Mit einer Billion die Menschheit retten

Lässt sich mit einer Billion Dollar die Menschheit retten? Muss die Menschheit überhaupt gerettet werden? Und wenn ja, wovor? Für den Autor Eschbach liegt die Antwort auf die zweite und dritte Frage auf der Hand. Er, der mit seinem Zinseszins-Kniff ein drastisches Beispiel für den exponentiellen Irrsinn gefunden hat, kann es mit dem ungebremsten Wachstum nicht weitergehen. Immer mehr Menschen mit immer grösseren Ansprüchen führen zwangsläufig zu Ausbeutung von menschlichen und natürlichen Ressourcen, zu unerträglicher Armut, zu einer irreparablen Schädigung der Umwelt.

Die Antwort auf die erste Frage zu finden, das ist die quälende Bürde, die John Fontanelli auf die Schultern gelegt wurde. Es ist nicht zu viel gespoilert, wenn ich hier verrate, dass er nach einer langen Odyssee eine überzeugende Antwort findet und für sie den ultimativen Preis bezahlt.
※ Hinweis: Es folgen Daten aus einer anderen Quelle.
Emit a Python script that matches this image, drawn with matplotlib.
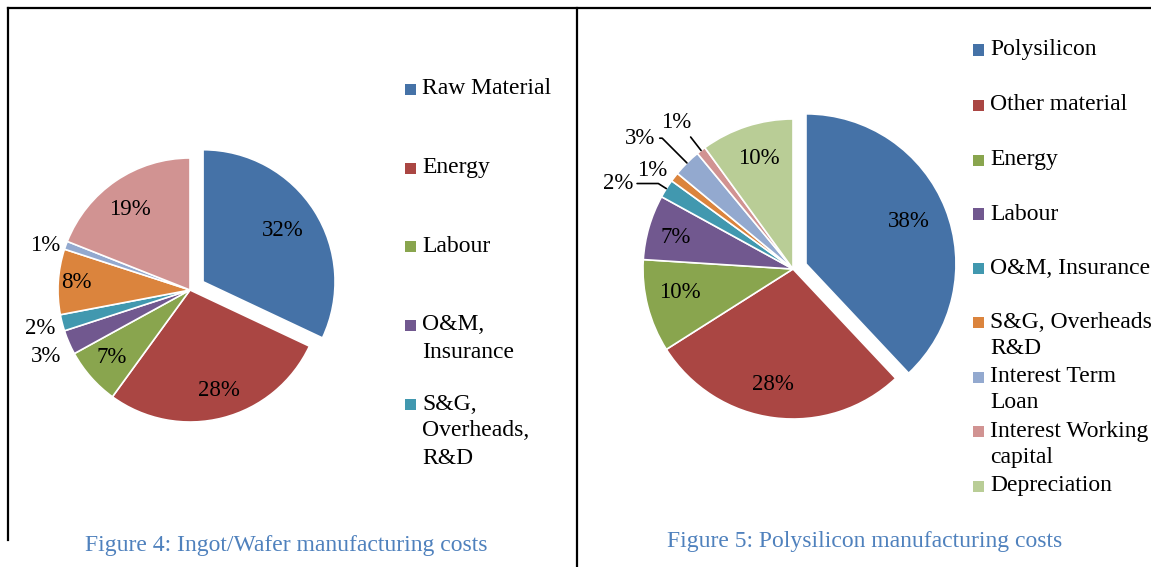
import matplotlib
matplotlib.use("Agg")
import matplotlib.pyplot as plt
import numpy as np
from matplotlib.patches import Rectangle
from matplotlib.lines import Line2D

W, H, DPI = 1151, 567, 100
FONT = "Liberation Serif"

# ---------------- data ----------------
ingot_values = [32, 28, 7, 3, 2, 8, 1, 19]
ingot_legend = ["Raw Material", "Energy", "Labour", "O&M,\nInsurance",
                "S&G,\nOverheads,\nR&D"]
poly_values = [38, 28, 10, 7, 2, 1, 3, 1, 10]
poly_legend = ["Polysilicon", "Other material", "Energy", "Labour",
               "O&M, Insurance", "S&G, Overheads,\nR&D", "Interest Term\nLoan",
               "Interest Working\ncapital", "Depreciation"]
captions = ["Figure 4: Ingot/Wafer manufacturing costs",
            "Figure 5: Polysilicon manufacturing costs"]

# ---------------- styles ----------------
palette = ["#4572A7", "#AA4643", "#89A54E", "#71588F", "#4198AF",
           "#DB843D", "#93A9CF", "#D19392", "#B9CD96"]
ingot_colors = ["#4572A7", "#AA4643", "#89A54E", "#71588F", "#4198AF",
                "#DB843D", "#93A9CF", "#D19392"]
# (radius factor, angle shift, leader line)
ingot_lab = [(0.72, 0.5, False), (0.79, 1.5, False), (0.78, -0.8, False),
             (1.20, 1.6, False), (1.17, 0.0, False), (0.86, 0.0, False),
             (1.15, 2.6, False), (0.76, 2.7, False)]
poly_lab = [(0.74, 0.8, False), (0.78, -2.6, False), (0.77, -2.9, False),
            (0.81, 1.4, False), (1.30, 6.4, True), (1.15, 2.8, False),
            (1.34, 4.4, True), (1.25, 0.9, True), (0.77, -0.8, False)]

PCT_FS = 16.5
LEG_FS = 17
CAP_FS = 17

fig = plt.figure(figsize=(W / DPI, H / DPI), dpi=DPI)
fig.patch.set_facecolor("white")


def px(x, y):
    return x / W, 1 - y / H


def draw_pie(values, colors, labstyle, cx, cy, r, explode0):
    R = 260
    ax = fig.add_axes([(cx - R) / W, 1 - (cy + R) / H, 2 * R / W, 2 * R / H])
    explode = [explode0] + [0] * (len(values) - 1)
    wedges, _ = ax.pie(values, colors=colors, startangle=90, counterclock=False,
                       explode=explode, radius=1,
                       wedgeprops=dict(edgecolor="white", linewidth=1.2))
    s = R / r
    ax.set_xlim(-s, s)
    ax.set_ylim(-s, s)
    ax.set_aspect("equal")
    ax.axis("off")
    for w, v, (rf, sh, lead) in zip(wedges, values, labstyle):
        mid = np.deg2rad((w.theta1 + w.theta2) / 2)
        ang = mid + np.deg2rad(sh)
        c = np.array(w.center)
        tx, ty = c[0] + rf * np.cos(ang), c[1] + rf * np.sin(ang)
        txt = f"{v}%"
        if lead:
            ex, ey = c[0] + np.cos(mid), c[1] + np.sin(mid)
            ax.annotate(txt, xy=(ex, ey), xytext=(tx, ty), ha="center", va="center",
                        fontsize=PCT_FS, family=FONT, color="black",
                        arrowprops=dict(arrowstyle="-", color="black", lw=1.2,
                                        shrinkA=1, shrinkB=0,
                                        connectionstyle=f"angle,angleA=0,angleB={np.rad2deg(mid):.1f},rad=0"))
        else:
            ax.text(tx, ty, txt, ha="center", va="center", fontsize=PCT_FS,
                    family=FONT, color="black")
    return wedges


def draw_legend(labels, colors, sqx, tx, y0s, lsp, sq=11):
    for lab, col, y0 in zip(labels, colors, y0s):
        fig.patches.append(Rectangle(px(sqx, y0 + sq / 2), sq / W, sq / H,
                                     transform=fig.transFigure, facecolor=col,
                                     edgecolor="none"))
        for i, line in enumerate(lab.split("\n")):
            fig.text(*px(tx, y0 + i * lsp), line, ha="left", va="center",
                     fontsize=LEG_FS, family=FONT, color="black")


draw_pie(ingot_values, ingot_colors, ingot_lab, 190, 290, 132, 0.117)
draw_pie(poly_values, palette, poly_lab, 793, 269, 150, 0.093)

draw_legend(ingot_legend, ingot_colors[:5], 405, 422,
            [89, 168, 247, 325, 404], 27)
draw_legend(poly_legend, palette, 973, 990,
            [50, 105, 160, 214, 268, 322, 377, 431, 486], 26)

cap_col = "#4F81BD"
fig.text(*px(286, 545), captions[0], ha="center", va="center", fontsize=CAP_FS,
         family=FONT, color=cap_col)
fig.text(*px(865, 541), captions[1], ha="center", va="center", fontsize=CAP_FS,
         family=FONT, color=cap_col)

# panel borders
for (x0, y0, x1, y1) in [(8, 8, 1151, 8), (8, 8, 8, 540), (577, 8, 577, 567)]:
    fig.lines.append(Line2D([x0 / W, x1 / W], [1 - y0 / H, 1 - y1 / H],
                            transform=fig.transFigure, color="black", lw=1.6))

fig.savefig("out.png", dpi=DPI)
Die Odyssee führt ihn durch die Abgründe der Hochfinanz und der scheinheiligen Rituale der Politik. Sie konfrontiert ihn mit Luxus-Exzessen und der menschlichen Gier, die Familien und Freundschaften zerstört.

Er wird schonungslos mit den Konsequenzen seines Tuns konfrontiert, erlebt nach einer Entführung in einem delirierendem Horrortrip die bittere Armut der Slums von Mexiko und erfährt, dass Reichtum zwar gegen aussen sämtliche Defizite der Persönlichkeit zu übertünchen vermag, doch dass kein Geld der Welt das Brennen des Schamgefühls löscht, wenn man den eigenen Erwartungen nicht genügt. Oder denen eines geliebten Menschen, der im Fall von John Fontanelli durch die Leipzigerin Ursula Valen verkörpert wird.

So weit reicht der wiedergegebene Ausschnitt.